Robert Halfon has quit as higher education minister in the UK government, saying he will step down as a Conservative MP at the next general election.
Mr Halfon, who represents the Essex town of Harlow, joins more than 60 Tory MPs in announcing their departure from the House of Commons ahead of a poll that the party is expected to lose heavily.
He had overseen English universities as minister for skills, apprenticeships and higher education since November 2022, using his tenure to push his zeal for degree apprenticeships on the sector.
In a letter to prime minister Rishi Sunak, published on X, formerly Twitter, Mr Halfon says that “after well over two decades as the Harlow parliamentary candidate and as MP, I feel that it is time for me to step down at the forthcoming general election and, in doing so, to resign as a minister in your government”.
Mr Halfon writes that he has been “incredibly proud to support you [Mr Sunak], and your administration’s aims to build an apprenticeships and skills nation, building on my own personal passion for this ambition”.
In a response, also posted on X, Mr Sunak writes that Mr Halfon’s decision “will not have been an easy one to make, but I respect your reasons for doing so”, and acknowledges that Mr Halfon’s “greatest legacy in Parliament” will be his advocacy of apprenticeships.
The exchange of letters highlights other key issues from Mr Halfon’s tenure, including the announcement of plans to cap student numbers on university courses seen as delivering poor outcomes for students, and the passing of legislation underpinning the planned lifelong learning entitlement, which will provide students with access to up to four years’ worth of loan funding on a flexible basis, so learners can take individual modules over the course of their working lives.

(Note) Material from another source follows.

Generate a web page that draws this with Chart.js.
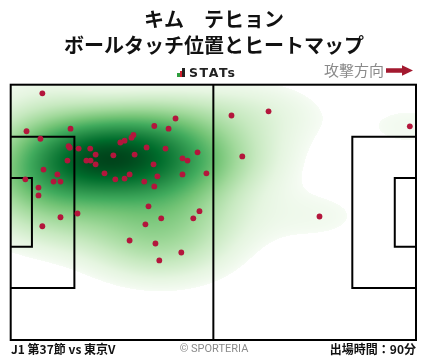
<!DOCTYPE html>
<html lang="ja">
<head>
<meta charset="utf-8">
<script src="https://cdn.jsdelivr.net/npm/chart.js@4.4.1/dist/chart.umd.min.js"></script>
<style>
  html, body { margin: 0; padding: 0; background: #fff; }
  #wrap { position: relative; width: 428px; height: 359px; font-family: "Noto Sans CJK JP", sans-serif; }
  #pitch { position: absolute; left: 0; top: 0; }
  .t { position: absolute; white-space: nowrap; line-height: 1; }
  .title { left: 0; width: 428px; text-align: center; font-size: 20px; font-weight: bold; color: #111; }
  #t1 { top: 9px; }
  #t2 { top: 35px; }
  #logo { left: 177px; top: 66.5px; font-family: "DejaVu Sans", sans-serif; font-weight: bold; font-size: 12.5px; color: #222; }
  #logo .bar { position: absolute; width: 2.6px; }
  #logo .txt { position: absolute; left: 12px; top: 0; letter-spacing: 1.6px; }
  #dir { left: 324px; top: 62.2px; font-size: 15px; color: #8a8a8a; }
  #arrow { position: absolute; left: 386px; top: 65px; }
  .foot { top: 342.8px; font-size: 12px; font-weight: bold; color: #111; }
  #f1 { left: 11px; }
  #f3 { right: 12px; }
  #f2 { left: 0; width: 428px; text-align: center; top: 342.5px; font-family: Roboto, sans-serif; font-size: 11px; color: #8a8a8a; }
</style>
</head>
<body>
<div id="wrap">
  <canvas id="pitch" width="428" height="359"></canvas>
  <div class="t title" id="t1">キム　テヒョン</div>
  <div class="t title" id="t2">ボールタッチ位置とヒートマップ</div>
  <div class="t" id="logo">
    <span class="bar" style="left:0;height:4px;top:6px;background:#2e9e3e"></span>
    <span class="bar" style="left:2.6px;height:5.5px;top:4.5px;background:#d2202e"></span>
    <span class="bar" style="left:5.4px;height:8.5px;top:1.5px;background:#222"></span>
    <span class="txt">STATs</span>
  </div>
  <div class="t" id="dir">攻撃方向</div>
  <svg id="arrow" width="28" height="12" viewBox="0 0 28 12">
    <polygon points="0,3.2 16,3.2 16,0.3 27,5.5 16,10.7 16,7.8 0,7.8" fill="#a3192f"/>
  </svg>
  <div class="t foot" id="f1">J1 第37節 vs 東京V</div>
  <div class="t" id="f2">© SPORTERIA</div>
  <div class="t foot" id="f3">出場時間：90分</div>
</div>
<script>
// ボールタッチ位置 (m) 攻撃方向は右
const touchX = [8.2, 4.1, 15.5, 7.7, 42.7, 37.2, 40.9, 31.8, 31.3, 29.5,
  28.4, 15.0, 15.3, 17.6, 20.6, 22.0, 26.6, 32.1, 35.2, 40.1,
  48.4, 44.5, 45.8, 14.7, 19.6, 20.7, 22.0, 37.0, 8.5, 12.1,
  24.3, 30.8, 29.5, 27.1, 38.0, 44.5, 50.7, 3.8, 11.1, 12.9,
  34.6, 37.2, 7.2, 7.2, 35.7, 48.9, 17.3, 12.9, 8.2, 39.0,
  47.3, 34.9, 30.8, 37.5, 44.2, 38.5, 57.2, 66.8, 103.4, 60.0,
  80.0];
const touchY = [65.7, 55.6, 56.3, 53.6, 59.0, 57.0, 56.3, 54.6, 53.9, 53.1,
  52.6, 51.6, 51.2, 51.0, 51.0, 49.4, 49.2, 49.4, 51.3, 51.0,
  50.0, 48.4, 47.8, 47.8, 47.8, 47.8, 46.8, 46.8, 45.4, 44.1,
  44.4, 44.1, 43.0, 42.8, 43.6, 44.1, 44.4, 42.8, 42.2, 42.2,
  42.2, 40.9, 40.6, 38.5, 35.6, 34.3, 33.7, 32.7, 30.3, 32.4,
  32.4, 30.8, 26.5, 25.7, 23.3, 21.2, 59.8, 60.9, 56.9, 48.9,
  32.9];

const pitchLength = 105;
const pitchWidth = 68;
const bwAdjust = 1.25;
const massCut = 0.03;

// matplotlib Greens
const greens = [[247,252,245],[229,245,224],[199,233,192],[161,217,155],[116,196,118],
  [65,171,93],[35,139,69],[0,109,44],[0,68,27]];

function greenAt(v) {
  v = Math.max(0, Math.min(1, v)) * (greens.length - 1);
  const i = Math.min(Math.floor(v), greens.length - 2);
  const f = v - i;
  const a = greens[i], b = greens[i + 1];
  return [a[0] + (b[0] - a[0]) * f, a[1] + (b[1] - a[1]) * f, a[2] + (b[2] - a[2]) * f];
}

const heatmap = {
  id: 'heatmap',
  beforeDatasetsDraw(chart) {
    const ctx = chart.ctx;
    const area = chart.chartArea;
    const xs = chart.scales.x, ys = chart.scales.y;
    const n = touchX.length;

    // gaussian kde, scott bandwidth
    let mx = 0, my = 0;
    for (let i = 0; i < n; i++) { mx += touchX[i]; my += touchY[i]; }
    mx /= n; my /= n;
    let sxx = 0, syy = 0, sxy = 0;
    for (let i = 0; i < n; i++) {
      const dx = touchX[i] - mx, dy = touchY[i] - my;
      sxx += dx * dx; syy += dy * dy; sxy += dx * dy;
    }
    const fac = Math.pow(n, -1 / 6) * bwAdjust;
    const a = sxx / (n - 1) * fac * fac, b = sxy / (n - 1) * fac * fac, c = syy / (n - 1) * fac * fac;
    const det = a * c - b * b;
    const ia = c / det, ib = -b / det, ic = a / det;

    const x0 = Math.floor(area.left), y0 = Math.floor(area.top);
    const w = Math.ceil(area.right) - x0, h = Math.ceil(area.bottom) - y0;
    const dens = new Float32Array(w * h);
    let dmax = 0;
    for (let py = 0; py < h; py++) {
      const vy = ys.getValueForPixel(y0 + py + 0.5);
      for (let px = 0; px < w; px++) {
        const vx = xs.getValueForPixel(x0 + px + 0.5);
        let s = 0;
        for (let i = 0; i < n; i++) {
          const dx = vx - touchX[i], dy = vy - touchY[i];
          s += Math.exp(-0.5 * (ia * dx * dx + 2 * ib * dx * dy + ic * dy * dy));
        }
        dens[py * w + px] = s;
        if (s > dmax) dmax = s;
      }
    }
    // 低密度側の質量を切り捨て
    const sorted = Array.from(dens).sort((p, q) => p - q);
    let total = 0;
    for (const v of sorted) total += v;
    let cum = 0, thresh = 0;
    for (const v of sorted) { cum += v; if (cum >= total * massCut) { thresh = v; break; } }

    const off = document.createElement('canvas');
    off.width = w; off.height = h;
    const octx = off.getContext('2d');
    const img = octx.createImageData(w, h);
    for (let k = 0; k < w * h; k++) {
      const d = dens[k];
      if (d < thresh) continue;
      const col = greenAt(Math.pow((d - thresh) / (dmax - thresh), 0.7));
      img.data[k * 4] = col[0];
      img.data[k * 4 + 1] = col[1];
      img.data[k * 4 + 2] = col[2];
      img.data[k * 4 + 3] = 255;
    }
    octx.putImageData(img, 0, 0);
    ctx.save();
    ctx.beginPath();
    ctx.rect(area.left, area.top, area.right - area.left, area.bottom - area.top);
    ctx.clip();
    ctx.drawImage(off, x0, y0);
    ctx.restore();

    // pitch lines
    const X = v => xs.getPixelForValue(v), Y = v => ys.getPixelForValue(v);
    ctx.save();
    ctx.strokeStyle = '#000';
    ctx.lineWidth = 2;
    ctx.strokeRect(X(0), Y(pitchWidth), X(pitchLength) - X(0), Y(0) - Y(pitchWidth));
    ctx.beginPath();
    ctx.moveTo(X(pitchLength / 2), Y(0));
    ctx.lineTo(X(pitchLength / 2), Y(pitchWidth));
    ctx.stroke();
    const boxes = [[16.5, 40.32], [5.5, 18.32]];
    for (const [depth, width] of boxes) {
      const top = pitchWidth / 2 + width / 2, bot = pitchWidth / 2 - width / 2;
      ctx.beginPath();
      ctx.moveTo(X(0), Y(top)); ctx.lineTo(X(depth), Y(top));
      ctx.lineTo(X(depth), Y(bot)); ctx.lineTo(X(0), Y(bot));
      ctx.stroke();
      ctx.beginPath();
      ctx.moveTo(X(pitchLength), Y(top)); ctx.lineTo(X(pitchLength - depth), Y(top));
      ctx.lineTo(X(pitchLength - depth), Y(bot)); ctx.lineTo(X(pitchLength), Y(bot));
      ctx.stroke();
    }
    ctx.restore();
  }
};

const points = touchX.map((x, i) => ({ x: x, y: touchY[i] }));

new Chart(document.getElementById('pitch'), {
  type: 'scatter',
  data: {
    datasets: [{
      label: 'タッチ',
      data: points,
      backgroundColor: '#b3163c',
      borderWidth: 0,
      pointRadius: 2.9
    }]
  },
  options: {
    responsive: false,
    animation: false,
    layout: { padding: { left: 10.7, top: 84.7, right: 12, bottom: 19 } },
    scales: {
      x: { type: 'linear', min: 0, max: pitchLength, display: false },
      y: { type: 'linear', min: 0, max: pitchWidth, display: false }
    },
    plugins: { legend: { display: false }, tooltip: { enabled: false } }
  },
  plugins: [heatmap]
});
</script>
</body>
</html>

Jo Grady, general secretary of the University and College Union, described Mr Halfon’s resignation as “yet another nail in the coffin for this beleaguered prime minister”.
“It is no wonder our sector is in crisis when we have a government that has all but ceased to function,” Dr Grady said. “We now urgently need a general election and an incoming Labour government to fund higher and further education properly.”
Posting on X, Vivienne Stern, chief executive of Universities UK, said that she was “very sorry” to see Mr Halfon, who also had a spell as chair of the Commons Education Select Committee, step down.
“You have been a real pleasure to work with and I have admired your genuine passion for education, skills and particularly for degree apprenticeships,” Ms Stern told the departing minister.
In his first major speech as minister in November 2022, delivered at Times Higher Education’s THE Campus Live event, Mr Halfon had set out one of his biggest priorities by challenging any university not offering a degree apprenticeship “to ask yourself why”.
Mr Halfon remained resistant to universities’ warnings over a growing crisis in funding. In August 2023, he told THE that raising England’s tuition fee cap during a cost-of-living crisis is “just not going to happen, not in a million years”.
When the then minister appeared at the Universities UK conference the following month, he was warned by David Maguire, the University of East Anglia vice-chancellor, that the government risks “the managed decline of universities” by allowing the erosion of their funding.